First NuSTAR observations of the BL Lac -- type blazar PKS 2155-304: constraints on the jet content and distribution of radiating particles

Abstract: We report the first hard X-ray observations with NuSTAR of the BL Lac-type blazar PKS 2155-304, augmented with soft X-ray data from XMM-Newton and γ-ray data from the Fermi Large Area Telescope, obtained in 2013 April when the source was in a very low flux state. A joint NuSTAR and XMM spectrum, covering the energy range 0.5–60 keV, is best described by a model consisting of a log-parabola component with curvature β = 0.3_(-0.1)^(+0.2) and a (local) photon index 3.04 ± 0.15 at photon energy of 2 keV, and a hard power-law tail with photon index 2.2 ± 0.4. The hard X-ray tail can be smoothly joined to the quasi-simultaneous γ-ray spectrum by a synchrotron self-Compton component produced by an electron distribution with index p = 2.2. Assuming that the power-law electron distribution extends down to γ min = 1 and that there is one proton per electron, an unrealistically high total jet power of L_p ~ 10^(47) erg s^(−1) is inferred.
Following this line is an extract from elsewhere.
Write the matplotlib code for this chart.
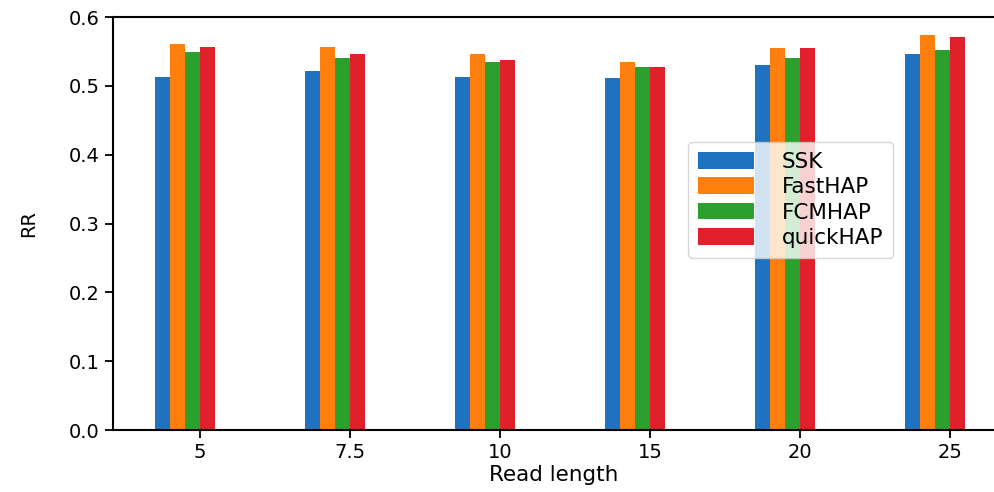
import numpy as np
import matplotlib.pyplot as plt

read_lengths = ['5', '7.5', '10', '15', '20', '25']
ssk = [0.513, 0.522, 0.513, 0.511, 0.530, 0.547]
fasthap = [0.561, 0.557, 0.546, 0.535, 0.555, 0.574]
fcmhap = [0.549, 0.541, 0.535, 0.527, 0.541, 0.552]
quickhap = [0.557, 0.547, 0.538, 0.527, 0.555, 0.571]

series = [('SSK', ssk, '#1f72c0'), ('FastHAP', fasthap, '#ff7f0e'),
          ('FCMHAP', fcmhap, '#2ca02c'), ('quickHAP', quickhap, '#e0202a')]

x = np.arange(len(read_lengths))
w = 0.1

fig = plt.figure(figsize=(9.95, 4.92), dpi=100)
ax = fig.add_axes([0.1136, 0.126, 0.8864, 0.8394])

for i, (name, vals, col) in enumerate(series):
    ax.bar(x - 0.25 + i * w, vals, w, label=name, color=col)

ax.set_xticks(x)
ax.set_xticklabels(read_lengths)
ax.set_xlim(-0.58, 5.3)
ax.set_ylim(0, 0.6)
ax.set_yticks([0.0, 0.1, 0.2, 0.3, 0.4, 0.5, 0.6])
ax.tick_params(labelsize=14, length=6, width=1.3)
ax.set_xlabel('Read length', fontsize=15.5, labelpad=2)
ax.set_ylabel('RR', fontsize=14, labelpad=22)
ax.spines['right'].set_visible(False)
for s in ['left', 'bottom', 'top']:
    ax.spines[s].set_linewidth(1.5)

ax.legend(loc='upper left', bbox_to_anchor=(0.681, 0.733), bbox_transform=fig.transFigure,
          fontsize=15.5, handlelength=2.6, handleheight=0.8, labelspacing=0.25,
          handletextpad=1.3, borderpad=0.45)

plt.savefig('out.png', dpi=100)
This can be reduced by two orders of magnitude either by considering a significant presence of electron–positron pairs with lepton-to-proton ratio n_(e + e-)/n_p ~ 30, or by introducing an additional, low-energy break in the electron energy distribution at the electron Lorentz factor γ_(br1) ~ 100. In either case, the jet composition is expected to be strongly matter-dominated.